Rows from a dataset of charts and code
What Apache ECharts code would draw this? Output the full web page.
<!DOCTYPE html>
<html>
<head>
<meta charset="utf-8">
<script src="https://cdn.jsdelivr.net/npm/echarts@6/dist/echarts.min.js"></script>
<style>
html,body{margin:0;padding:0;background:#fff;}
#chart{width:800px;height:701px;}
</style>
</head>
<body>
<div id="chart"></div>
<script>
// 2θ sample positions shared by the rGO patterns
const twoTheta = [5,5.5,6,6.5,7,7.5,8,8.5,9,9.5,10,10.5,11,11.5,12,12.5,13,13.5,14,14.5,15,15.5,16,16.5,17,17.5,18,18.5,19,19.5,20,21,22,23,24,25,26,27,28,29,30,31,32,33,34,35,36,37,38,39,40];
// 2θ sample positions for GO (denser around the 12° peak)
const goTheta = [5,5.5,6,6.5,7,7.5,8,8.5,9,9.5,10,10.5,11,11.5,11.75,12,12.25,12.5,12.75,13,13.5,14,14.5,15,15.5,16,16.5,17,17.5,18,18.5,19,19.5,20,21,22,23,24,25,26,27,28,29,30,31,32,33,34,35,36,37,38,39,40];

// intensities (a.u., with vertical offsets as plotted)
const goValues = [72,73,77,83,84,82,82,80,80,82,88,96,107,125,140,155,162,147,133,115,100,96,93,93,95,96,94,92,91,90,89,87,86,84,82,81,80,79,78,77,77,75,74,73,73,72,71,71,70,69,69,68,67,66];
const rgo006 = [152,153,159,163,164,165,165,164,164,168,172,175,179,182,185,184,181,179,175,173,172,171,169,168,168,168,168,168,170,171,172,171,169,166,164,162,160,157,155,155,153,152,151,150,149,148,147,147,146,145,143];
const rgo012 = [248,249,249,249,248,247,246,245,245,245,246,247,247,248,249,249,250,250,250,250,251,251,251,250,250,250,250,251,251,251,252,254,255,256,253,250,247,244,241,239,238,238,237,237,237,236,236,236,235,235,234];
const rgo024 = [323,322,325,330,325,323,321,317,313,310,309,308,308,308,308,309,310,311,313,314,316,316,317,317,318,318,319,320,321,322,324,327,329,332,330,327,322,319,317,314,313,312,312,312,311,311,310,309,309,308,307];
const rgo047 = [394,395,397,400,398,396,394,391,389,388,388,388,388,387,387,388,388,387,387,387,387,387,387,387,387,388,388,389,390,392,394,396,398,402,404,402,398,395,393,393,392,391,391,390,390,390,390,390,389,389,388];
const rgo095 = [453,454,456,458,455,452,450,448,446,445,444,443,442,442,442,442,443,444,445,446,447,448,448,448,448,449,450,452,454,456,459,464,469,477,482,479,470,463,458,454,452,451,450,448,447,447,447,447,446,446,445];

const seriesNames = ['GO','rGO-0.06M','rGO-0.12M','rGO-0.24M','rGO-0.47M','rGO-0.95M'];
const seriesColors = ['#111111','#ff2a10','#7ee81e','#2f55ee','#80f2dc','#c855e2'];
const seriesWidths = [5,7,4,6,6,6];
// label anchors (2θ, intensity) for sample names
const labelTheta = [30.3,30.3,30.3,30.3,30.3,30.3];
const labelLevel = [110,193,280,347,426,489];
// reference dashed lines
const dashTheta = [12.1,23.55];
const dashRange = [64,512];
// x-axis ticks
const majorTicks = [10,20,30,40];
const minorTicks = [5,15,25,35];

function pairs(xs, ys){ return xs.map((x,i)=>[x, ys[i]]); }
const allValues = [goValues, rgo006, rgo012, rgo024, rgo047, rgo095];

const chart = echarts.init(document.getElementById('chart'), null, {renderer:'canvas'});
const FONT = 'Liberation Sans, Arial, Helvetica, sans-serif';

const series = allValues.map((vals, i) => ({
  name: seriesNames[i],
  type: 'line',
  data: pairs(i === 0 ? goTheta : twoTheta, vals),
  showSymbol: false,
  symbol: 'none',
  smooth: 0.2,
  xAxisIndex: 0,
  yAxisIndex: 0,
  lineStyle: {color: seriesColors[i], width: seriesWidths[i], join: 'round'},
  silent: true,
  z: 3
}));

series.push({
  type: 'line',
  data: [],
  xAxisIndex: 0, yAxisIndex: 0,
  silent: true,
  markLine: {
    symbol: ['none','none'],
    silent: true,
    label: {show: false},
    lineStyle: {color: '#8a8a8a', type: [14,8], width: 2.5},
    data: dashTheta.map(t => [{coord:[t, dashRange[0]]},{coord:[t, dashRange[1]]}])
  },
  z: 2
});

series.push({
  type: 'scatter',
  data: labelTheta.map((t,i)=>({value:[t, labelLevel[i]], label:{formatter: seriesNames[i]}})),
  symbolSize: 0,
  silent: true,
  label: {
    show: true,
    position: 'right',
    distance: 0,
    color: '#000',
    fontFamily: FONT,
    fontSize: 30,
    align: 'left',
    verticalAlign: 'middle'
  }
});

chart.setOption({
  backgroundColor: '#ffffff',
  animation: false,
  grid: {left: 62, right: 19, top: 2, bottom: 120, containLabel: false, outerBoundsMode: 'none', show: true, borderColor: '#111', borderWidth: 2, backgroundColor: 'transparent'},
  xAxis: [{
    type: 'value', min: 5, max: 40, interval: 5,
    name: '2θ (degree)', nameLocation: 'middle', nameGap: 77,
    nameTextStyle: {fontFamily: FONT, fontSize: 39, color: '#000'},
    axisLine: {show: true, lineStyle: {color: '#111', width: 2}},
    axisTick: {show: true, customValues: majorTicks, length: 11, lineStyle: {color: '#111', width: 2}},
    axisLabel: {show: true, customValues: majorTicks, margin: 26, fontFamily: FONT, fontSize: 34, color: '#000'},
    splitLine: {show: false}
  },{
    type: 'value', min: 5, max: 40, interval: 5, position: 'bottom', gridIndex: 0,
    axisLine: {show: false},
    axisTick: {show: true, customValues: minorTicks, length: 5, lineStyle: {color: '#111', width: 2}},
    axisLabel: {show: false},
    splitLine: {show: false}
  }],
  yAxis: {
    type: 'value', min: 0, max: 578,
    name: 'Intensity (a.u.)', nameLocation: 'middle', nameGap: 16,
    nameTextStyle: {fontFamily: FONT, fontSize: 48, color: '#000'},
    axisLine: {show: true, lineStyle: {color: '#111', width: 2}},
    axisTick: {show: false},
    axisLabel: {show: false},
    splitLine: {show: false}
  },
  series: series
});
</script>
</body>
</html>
---
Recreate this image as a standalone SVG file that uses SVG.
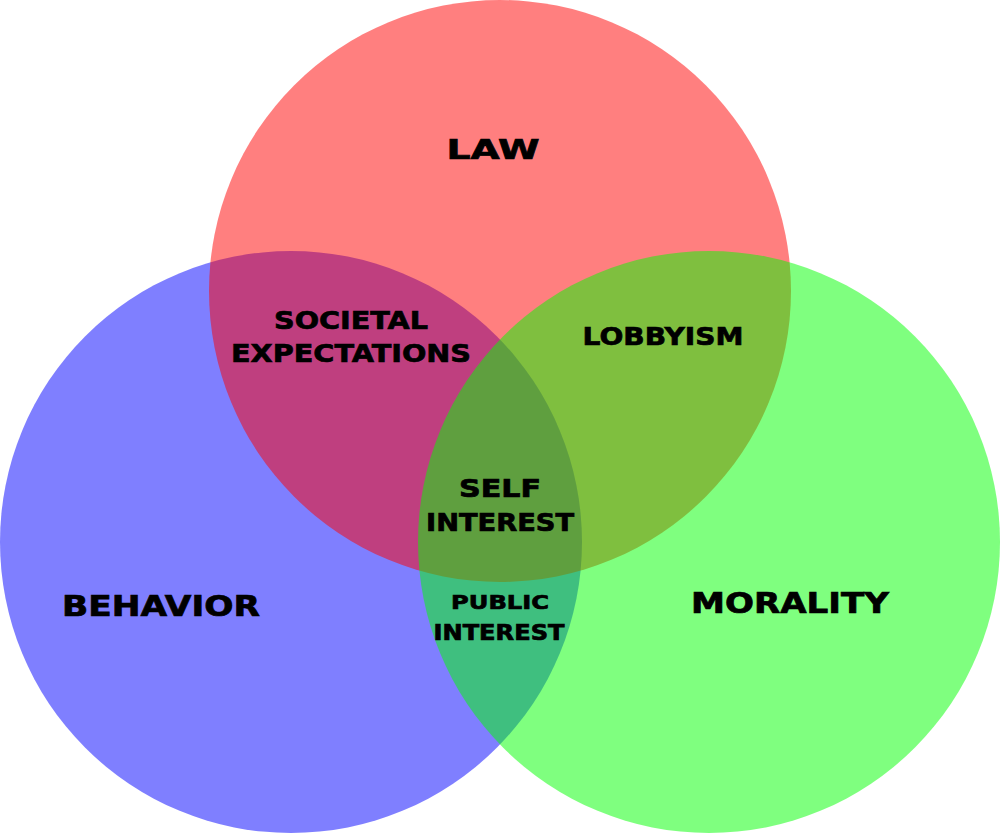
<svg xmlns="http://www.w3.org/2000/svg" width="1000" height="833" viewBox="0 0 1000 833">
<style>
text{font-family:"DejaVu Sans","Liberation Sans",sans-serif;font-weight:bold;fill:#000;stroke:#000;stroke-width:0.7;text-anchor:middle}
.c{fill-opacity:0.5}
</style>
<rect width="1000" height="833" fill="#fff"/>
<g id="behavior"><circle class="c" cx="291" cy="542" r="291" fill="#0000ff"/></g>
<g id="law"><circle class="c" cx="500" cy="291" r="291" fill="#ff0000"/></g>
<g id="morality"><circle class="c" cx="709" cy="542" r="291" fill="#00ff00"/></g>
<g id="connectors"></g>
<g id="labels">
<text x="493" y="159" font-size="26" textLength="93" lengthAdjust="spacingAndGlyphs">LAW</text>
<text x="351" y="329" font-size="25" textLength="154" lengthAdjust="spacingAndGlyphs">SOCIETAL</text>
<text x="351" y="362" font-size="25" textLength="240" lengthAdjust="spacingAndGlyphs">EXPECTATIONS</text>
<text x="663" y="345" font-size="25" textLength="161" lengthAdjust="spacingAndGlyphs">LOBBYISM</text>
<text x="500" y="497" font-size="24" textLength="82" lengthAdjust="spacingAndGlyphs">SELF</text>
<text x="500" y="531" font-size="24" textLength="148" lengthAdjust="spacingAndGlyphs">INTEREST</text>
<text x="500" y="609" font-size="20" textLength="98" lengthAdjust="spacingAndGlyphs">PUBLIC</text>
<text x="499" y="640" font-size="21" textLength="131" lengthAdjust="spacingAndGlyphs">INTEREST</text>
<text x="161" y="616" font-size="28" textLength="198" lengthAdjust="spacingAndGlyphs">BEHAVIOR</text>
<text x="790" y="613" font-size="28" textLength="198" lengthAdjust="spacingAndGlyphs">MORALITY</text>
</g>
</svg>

Short exercise
Reproduce each line of the material containing the word "this".

Complete output
What Apache ECharts code would draw this? Output the full web page.
Recreate this image as a standalone SVG file that uses SVG.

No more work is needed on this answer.